'''
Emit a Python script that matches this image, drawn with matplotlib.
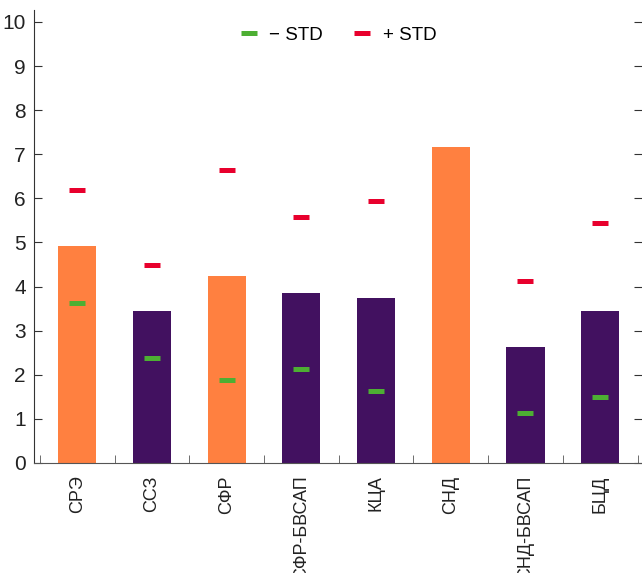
import matplotlib
matplotlib.use("Agg")
import matplotlib.pyplot as plt
from matplotlib import font_manager

# datos
categorias = ["СРЭ", "ССЗ", "СФР", "СФР-БВСАП", "КЦА", "СНД", "СНД-БВСАП", "БЦД"]
valores = [4.92, 3.45, 4.24, 3.85, 3.74, 7.17, 2.63, 3.45]
menos_std = [3.63, 2.38, 1.88, 2.13, 1.63, None, 1.13, 1.50]
mas_std = [6.19, 4.49, 6.64, 5.58, 5.94, None, 4.13, 5.44]
es_naranja = [True, False, True, False, False, True, False, False]

naranja = "#FF8040"
morado = "#421160"
verde = "#4DAF33"
rojo = "#E8002D"

nombres = [f.name for f in font_manager.fontManager.ttflist]
fuente = "Liberation Sans Narrow" if "Liberation Sans Narrow" in nombres else "Liberation Sans"
plt.rcParams["font.family"] = [fuente, "DejaVu Sans"]

fig = plt.figure(figsize=(6.42, 5.73), dpi=100)
ax = fig.add_axes([34 / 642, 110 / 573, 608 / 642, 453 / 573])

x = list(range(len(categorias)))
colores = [naranja if n else morado for n in es_naranja]
ax.bar(x, valores, width=0.51, color=colores, zorder=2)

xs_m = [i for i, v in zip(x, menos_std) if v is not None]
ys_m = [v for v in menos_std if v is not None]
xs_p = [i for i, v in zip(x, mas_std) if v is not None]
ys_p = [v for v in mas_std if v is not None]
ax.plot(xs_m, ys_m, linestyle="none", marker="_", markersize=11.5, mew=3.6,
        color=verde, label="− STD", zorder=3)
ax.plot(xs_p, ys_p, linestyle="none", marker="_", markersize=11.5, mew=3.6,
        color=rojo, label="+ STD", zorder=3)

ax.set_xlim(-0.58, 7.56)
ax.set_ylim(0, 10.27)
ax.set_yticks(range(0, 11))
ax.set_xticks(x)
ax.set_xticklabels(categorias, rotation=90, fontsize=13, color="#222222")
ax.tick_params(axis="x", length=0, pad=9)
ax.set_xticks([i - 0.5 for i in range(len(categorias) + 1)], minor=True)
ax.tick_params(axis="x", which="minor", direction="in", length=6, color="#555555")
ax.tick_params(axis="y", direction="in", length=6, labelsize=15, color="#333333",
               labelcolor="#222222", right=True, pad=6)

for lado in ["top", "right"]:
    ax.spines[lado].set_visible(False)
ax.spines["left"].set_color("#333333")
ax.spines["bottom"].set_color("#555555")

ax.legend(loc="upper center", ncol=2, frameon=False, fontsize=13.5,
          bbox_to_anchor=(0.5, 1.0), handlelength=1.0, columnspacing=1.6,
          handletextpad=0.6)

fig.savefig("out.png", dpi=100)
'''
PROBLEM DETAILS -
With the pictures left out, transcribe the material exactly.

OUTPUT OF THE EXERCISE -
Emit a Python script that matches this image, drawn with matplotlib.
import matplotlib
matplotlib.use("Agg")
import matplotlib.pyplot as plt
from matplotlib import font_manager

# datos
categorias = ["СРЭ", "ССЗ", "СФР", "СФР-БВСАП", "КЦА", "СНД", "СНД-БВСАП", "БЦД"]
valores = [4.92, 3.45, 4.24, 3.85, 3.74, 7.17, 2.63, 3.45]
menos_std = [3.63, 2.38, 1.88, 2.13, 1.63, None, 1.13, 1.50]
mas_std = [6.19, 4.49, 6.64, 5.58, 5.94, None, 4.13, 5.44]
es_naranja = [True, False, True, False, False, True, False, False]

naranja = "#FF8040"
morado = "#421160"
verde = "#4DAF33"
rojo = "#E8002D"

nombres = [f.name for f in font_manager.fontManager.ttflist]
fuente = "Liberation Sans Narrow" if "Liberation Sans Narrow" in nombres else "Liberation Sans"
plt.rcParams["font.family"] = [fuente, "DejaVu Sans"]

fig = plt.figure(figsize=(6.42, 5.73), dpi=100)
ax = fig.add_axes([34 / 642, 110 / 573, 608 / 642, 453 / 573])

x = list(range(len(categorias)))
colores = [naranja if n else morado for n in es_naranja]
ax.bar(x, valores, width=0.51, color=colores, zorder=2)

xs_m = [i for i, v in zip(x, menos_std) if v is not None]
ys_m = [v for v in menos_std if v is not None]
xs_p = [i for i, v in zip(x, mas_std) if v is not None]
ys_p = [v for v in mas_std if v is not None]
ax.plot(xs_m, ys_m, linestyle="none", marker="_", markersize=11.5, mew=3.6,
        color=verde, label="− STD", zorder=3)
ax.plot(xs_p, ys_p, linestyle="none", marker="_", markersize=11.5, mew=3.6,
        color=rojo, label="+ STD", zorder=3)

ax.set_xlim(-0.58, 7.56)
ax.set_ylim(0, 10.27)
ax.set_yticks(range(0, 11))
ax.set_xticks(x)
ax.set_xticklabels(categorias, rotation=90, fontsize=13, color="#222222")
ax.tick_params(axis="x", length=0, pad=9)
ax.set_xticks([i - 0.5 for i in range(len(categorias) + 1)], minor=True)
ax.tick_params(axis="x", which="minor", direction="in", length=6, color="#555555")
ax.tick_params(axis="y", direction="in", length=6, labelsize=15, color="#333333",
               labelcolor="#222222", right=True, pad=6)

for lado in ["top", "right"]:
    ax.spines[lado].set_visible(False)
ax.spines["left"].set_color("#333333")
ax.spines["bottom"].set_color("#555555")

ax.legend(loc="upper center", ncol=2, frameon=False, fontsize=13.5,
          bbox_to_anchor=(0.5, 1.0), handlelength=1.0, columnspacing=1.6,
          handletextpad=0.6)

fig.savefig("out.png", dpi=100)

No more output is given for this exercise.